Source excerpt:
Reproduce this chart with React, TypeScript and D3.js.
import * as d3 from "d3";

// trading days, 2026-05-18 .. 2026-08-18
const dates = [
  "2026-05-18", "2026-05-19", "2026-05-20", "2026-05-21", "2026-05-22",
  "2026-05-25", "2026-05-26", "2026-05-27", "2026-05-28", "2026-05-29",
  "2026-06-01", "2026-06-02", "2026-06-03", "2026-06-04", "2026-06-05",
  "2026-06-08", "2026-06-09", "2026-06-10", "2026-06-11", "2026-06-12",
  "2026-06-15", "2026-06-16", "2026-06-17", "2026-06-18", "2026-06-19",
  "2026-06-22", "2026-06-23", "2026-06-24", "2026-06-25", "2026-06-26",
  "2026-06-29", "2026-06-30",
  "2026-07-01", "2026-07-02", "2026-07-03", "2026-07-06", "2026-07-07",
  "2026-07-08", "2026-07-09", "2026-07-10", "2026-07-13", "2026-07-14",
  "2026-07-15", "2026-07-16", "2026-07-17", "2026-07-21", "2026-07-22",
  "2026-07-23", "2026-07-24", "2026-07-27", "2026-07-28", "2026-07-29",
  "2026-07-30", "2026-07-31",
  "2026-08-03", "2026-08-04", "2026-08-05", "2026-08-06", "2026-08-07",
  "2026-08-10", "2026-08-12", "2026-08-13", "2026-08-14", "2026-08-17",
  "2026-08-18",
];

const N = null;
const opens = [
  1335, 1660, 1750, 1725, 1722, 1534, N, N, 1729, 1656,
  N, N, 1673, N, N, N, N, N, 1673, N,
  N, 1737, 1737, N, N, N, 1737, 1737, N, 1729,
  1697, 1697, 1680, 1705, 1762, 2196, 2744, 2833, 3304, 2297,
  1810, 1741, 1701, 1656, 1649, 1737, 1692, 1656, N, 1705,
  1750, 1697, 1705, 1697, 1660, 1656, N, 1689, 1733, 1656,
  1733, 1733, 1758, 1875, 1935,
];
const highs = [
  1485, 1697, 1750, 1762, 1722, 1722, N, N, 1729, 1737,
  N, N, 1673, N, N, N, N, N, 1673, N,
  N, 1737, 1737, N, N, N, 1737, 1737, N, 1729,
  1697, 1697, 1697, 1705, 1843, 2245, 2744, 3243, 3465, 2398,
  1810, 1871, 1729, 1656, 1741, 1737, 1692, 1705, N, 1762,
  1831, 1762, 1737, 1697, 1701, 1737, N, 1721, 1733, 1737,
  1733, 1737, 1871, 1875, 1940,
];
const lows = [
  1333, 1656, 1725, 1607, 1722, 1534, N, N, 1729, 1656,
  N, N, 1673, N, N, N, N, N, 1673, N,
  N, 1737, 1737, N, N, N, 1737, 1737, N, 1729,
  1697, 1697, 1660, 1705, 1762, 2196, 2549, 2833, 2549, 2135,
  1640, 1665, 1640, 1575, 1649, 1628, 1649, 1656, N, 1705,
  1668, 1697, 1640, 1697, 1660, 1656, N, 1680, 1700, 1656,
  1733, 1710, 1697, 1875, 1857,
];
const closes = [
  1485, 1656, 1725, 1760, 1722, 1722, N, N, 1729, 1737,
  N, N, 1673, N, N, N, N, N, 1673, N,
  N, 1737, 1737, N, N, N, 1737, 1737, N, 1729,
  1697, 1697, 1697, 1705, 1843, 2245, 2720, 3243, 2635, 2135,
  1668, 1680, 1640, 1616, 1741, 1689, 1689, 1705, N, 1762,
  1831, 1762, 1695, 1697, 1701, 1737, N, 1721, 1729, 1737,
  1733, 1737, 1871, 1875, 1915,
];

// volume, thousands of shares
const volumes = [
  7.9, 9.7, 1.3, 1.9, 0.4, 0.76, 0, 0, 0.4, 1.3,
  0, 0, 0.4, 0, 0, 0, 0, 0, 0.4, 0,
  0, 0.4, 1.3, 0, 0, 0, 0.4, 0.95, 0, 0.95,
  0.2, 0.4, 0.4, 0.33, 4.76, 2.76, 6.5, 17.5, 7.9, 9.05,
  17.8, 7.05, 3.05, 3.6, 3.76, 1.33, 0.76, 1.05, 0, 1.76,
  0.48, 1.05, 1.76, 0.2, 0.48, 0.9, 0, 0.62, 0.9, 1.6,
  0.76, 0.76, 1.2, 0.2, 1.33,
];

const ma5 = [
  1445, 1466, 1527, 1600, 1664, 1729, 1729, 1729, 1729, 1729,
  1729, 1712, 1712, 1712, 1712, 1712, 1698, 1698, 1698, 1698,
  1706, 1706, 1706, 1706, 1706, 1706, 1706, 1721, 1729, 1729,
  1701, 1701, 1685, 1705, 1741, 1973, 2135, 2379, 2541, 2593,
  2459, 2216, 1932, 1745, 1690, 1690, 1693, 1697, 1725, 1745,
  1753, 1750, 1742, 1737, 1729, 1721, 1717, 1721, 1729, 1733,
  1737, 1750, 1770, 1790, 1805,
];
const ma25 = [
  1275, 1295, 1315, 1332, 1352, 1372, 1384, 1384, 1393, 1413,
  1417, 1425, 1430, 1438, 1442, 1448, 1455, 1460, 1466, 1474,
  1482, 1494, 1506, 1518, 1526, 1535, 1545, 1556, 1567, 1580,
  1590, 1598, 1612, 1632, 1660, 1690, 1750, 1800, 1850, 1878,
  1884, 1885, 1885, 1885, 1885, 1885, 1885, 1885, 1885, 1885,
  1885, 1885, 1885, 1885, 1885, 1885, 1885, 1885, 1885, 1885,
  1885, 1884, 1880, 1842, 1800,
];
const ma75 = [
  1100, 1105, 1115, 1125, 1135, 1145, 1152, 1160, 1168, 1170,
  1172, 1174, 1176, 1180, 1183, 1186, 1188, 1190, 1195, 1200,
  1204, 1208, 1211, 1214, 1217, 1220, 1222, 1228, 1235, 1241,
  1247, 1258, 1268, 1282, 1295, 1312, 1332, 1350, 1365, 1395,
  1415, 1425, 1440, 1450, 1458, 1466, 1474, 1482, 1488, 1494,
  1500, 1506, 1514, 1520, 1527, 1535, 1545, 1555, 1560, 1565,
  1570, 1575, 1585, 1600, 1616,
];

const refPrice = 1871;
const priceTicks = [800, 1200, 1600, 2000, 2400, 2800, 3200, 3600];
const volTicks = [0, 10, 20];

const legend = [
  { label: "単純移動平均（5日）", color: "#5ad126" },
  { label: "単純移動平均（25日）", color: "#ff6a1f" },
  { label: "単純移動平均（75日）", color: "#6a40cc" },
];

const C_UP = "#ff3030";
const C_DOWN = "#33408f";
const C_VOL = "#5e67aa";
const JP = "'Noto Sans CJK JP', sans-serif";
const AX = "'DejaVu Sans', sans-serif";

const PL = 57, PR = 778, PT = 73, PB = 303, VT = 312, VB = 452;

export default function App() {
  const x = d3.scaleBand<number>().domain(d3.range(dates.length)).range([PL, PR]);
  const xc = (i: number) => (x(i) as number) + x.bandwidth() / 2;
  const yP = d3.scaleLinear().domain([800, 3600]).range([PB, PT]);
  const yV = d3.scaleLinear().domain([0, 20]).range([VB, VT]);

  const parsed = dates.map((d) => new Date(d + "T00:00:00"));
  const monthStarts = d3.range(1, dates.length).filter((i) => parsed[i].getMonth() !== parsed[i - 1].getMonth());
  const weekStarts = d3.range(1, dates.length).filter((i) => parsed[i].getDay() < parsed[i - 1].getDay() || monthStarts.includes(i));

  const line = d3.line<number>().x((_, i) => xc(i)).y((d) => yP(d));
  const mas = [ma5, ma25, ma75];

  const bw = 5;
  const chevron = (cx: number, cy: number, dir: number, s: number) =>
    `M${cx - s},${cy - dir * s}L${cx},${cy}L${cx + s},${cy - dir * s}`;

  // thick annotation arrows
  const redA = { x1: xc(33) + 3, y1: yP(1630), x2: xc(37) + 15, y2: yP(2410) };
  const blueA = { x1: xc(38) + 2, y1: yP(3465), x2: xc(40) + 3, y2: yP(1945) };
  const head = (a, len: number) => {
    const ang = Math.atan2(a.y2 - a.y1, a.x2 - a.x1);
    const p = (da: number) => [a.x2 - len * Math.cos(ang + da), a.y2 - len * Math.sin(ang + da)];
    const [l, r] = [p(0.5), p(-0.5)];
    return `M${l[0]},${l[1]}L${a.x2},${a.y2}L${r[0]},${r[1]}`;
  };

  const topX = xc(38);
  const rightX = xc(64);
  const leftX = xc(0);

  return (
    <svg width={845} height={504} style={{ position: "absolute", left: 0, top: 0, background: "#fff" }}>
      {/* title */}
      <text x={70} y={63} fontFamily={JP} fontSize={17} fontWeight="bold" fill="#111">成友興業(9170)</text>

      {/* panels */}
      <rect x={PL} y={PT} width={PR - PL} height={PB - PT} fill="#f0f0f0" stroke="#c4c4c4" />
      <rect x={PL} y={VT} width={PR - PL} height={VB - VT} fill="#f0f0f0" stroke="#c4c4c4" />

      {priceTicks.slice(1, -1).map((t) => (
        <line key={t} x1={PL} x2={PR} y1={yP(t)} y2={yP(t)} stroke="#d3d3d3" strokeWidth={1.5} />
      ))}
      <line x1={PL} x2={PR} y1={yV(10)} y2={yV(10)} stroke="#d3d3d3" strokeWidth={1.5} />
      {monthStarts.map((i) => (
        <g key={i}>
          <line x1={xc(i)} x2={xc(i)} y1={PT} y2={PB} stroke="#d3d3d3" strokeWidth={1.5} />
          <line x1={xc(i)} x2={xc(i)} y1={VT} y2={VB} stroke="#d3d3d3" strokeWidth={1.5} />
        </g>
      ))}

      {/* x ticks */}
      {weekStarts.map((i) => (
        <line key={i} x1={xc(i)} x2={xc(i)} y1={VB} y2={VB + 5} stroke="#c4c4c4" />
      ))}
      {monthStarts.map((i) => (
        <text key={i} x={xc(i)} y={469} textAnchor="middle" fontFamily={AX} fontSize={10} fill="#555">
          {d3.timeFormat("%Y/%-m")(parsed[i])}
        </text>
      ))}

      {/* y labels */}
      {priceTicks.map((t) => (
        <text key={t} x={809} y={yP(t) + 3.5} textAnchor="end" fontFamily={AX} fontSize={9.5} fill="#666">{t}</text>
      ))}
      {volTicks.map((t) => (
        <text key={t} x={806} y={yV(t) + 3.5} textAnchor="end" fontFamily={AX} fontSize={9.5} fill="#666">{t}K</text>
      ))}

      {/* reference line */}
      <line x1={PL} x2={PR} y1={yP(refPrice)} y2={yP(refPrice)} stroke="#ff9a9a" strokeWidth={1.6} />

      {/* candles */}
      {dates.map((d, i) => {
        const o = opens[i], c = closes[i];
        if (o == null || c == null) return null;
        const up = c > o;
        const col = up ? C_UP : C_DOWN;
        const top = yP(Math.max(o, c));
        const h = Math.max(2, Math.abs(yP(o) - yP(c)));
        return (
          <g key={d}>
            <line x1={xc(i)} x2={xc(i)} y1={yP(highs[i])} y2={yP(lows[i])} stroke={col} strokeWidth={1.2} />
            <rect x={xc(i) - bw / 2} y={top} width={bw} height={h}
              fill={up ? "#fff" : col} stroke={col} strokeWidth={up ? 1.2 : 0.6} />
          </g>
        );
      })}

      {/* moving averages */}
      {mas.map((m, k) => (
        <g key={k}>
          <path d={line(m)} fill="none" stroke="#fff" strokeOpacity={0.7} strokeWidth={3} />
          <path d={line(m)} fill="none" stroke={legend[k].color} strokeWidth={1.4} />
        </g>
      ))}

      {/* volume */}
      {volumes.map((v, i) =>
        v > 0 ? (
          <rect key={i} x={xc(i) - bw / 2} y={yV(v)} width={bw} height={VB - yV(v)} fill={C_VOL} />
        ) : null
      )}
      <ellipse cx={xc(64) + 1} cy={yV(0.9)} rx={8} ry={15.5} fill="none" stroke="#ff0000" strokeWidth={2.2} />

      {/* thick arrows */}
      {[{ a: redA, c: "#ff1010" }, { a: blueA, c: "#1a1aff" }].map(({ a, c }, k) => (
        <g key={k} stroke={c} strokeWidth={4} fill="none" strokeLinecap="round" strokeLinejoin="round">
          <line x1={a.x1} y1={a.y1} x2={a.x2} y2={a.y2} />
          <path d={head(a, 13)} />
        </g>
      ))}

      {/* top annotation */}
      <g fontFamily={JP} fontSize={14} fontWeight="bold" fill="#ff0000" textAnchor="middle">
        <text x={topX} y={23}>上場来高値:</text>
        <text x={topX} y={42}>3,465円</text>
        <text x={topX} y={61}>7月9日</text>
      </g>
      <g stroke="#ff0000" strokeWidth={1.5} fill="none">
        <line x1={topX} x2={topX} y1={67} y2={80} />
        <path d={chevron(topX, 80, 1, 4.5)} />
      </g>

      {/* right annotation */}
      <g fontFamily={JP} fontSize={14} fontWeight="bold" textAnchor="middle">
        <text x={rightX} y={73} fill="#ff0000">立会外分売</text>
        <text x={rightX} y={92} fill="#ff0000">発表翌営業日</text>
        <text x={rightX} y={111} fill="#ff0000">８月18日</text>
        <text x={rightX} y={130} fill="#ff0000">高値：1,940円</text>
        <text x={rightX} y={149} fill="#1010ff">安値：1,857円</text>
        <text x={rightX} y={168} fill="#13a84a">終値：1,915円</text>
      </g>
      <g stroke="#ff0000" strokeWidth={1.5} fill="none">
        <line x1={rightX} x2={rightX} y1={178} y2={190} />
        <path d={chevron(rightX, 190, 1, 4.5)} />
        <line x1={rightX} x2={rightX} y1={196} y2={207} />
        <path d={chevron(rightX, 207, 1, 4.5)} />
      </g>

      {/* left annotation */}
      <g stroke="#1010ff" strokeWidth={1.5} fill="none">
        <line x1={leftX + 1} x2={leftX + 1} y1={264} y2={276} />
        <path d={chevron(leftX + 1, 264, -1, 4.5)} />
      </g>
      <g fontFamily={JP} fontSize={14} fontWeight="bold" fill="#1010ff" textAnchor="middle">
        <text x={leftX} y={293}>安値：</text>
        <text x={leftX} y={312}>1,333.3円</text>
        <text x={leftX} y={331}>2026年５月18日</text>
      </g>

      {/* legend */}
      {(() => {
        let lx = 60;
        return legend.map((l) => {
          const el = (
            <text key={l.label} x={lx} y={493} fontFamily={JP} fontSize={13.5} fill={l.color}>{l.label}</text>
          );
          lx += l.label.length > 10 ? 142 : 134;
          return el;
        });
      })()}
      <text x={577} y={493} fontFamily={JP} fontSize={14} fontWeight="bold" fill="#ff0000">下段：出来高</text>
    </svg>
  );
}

Written task: Quote only the stretch of lines that starts the data above and ends with the line containing "import * as", both included.

Response to this task:
Reproduce this chart with React, TypeScript and D3.js.
import * as d3 from "d3";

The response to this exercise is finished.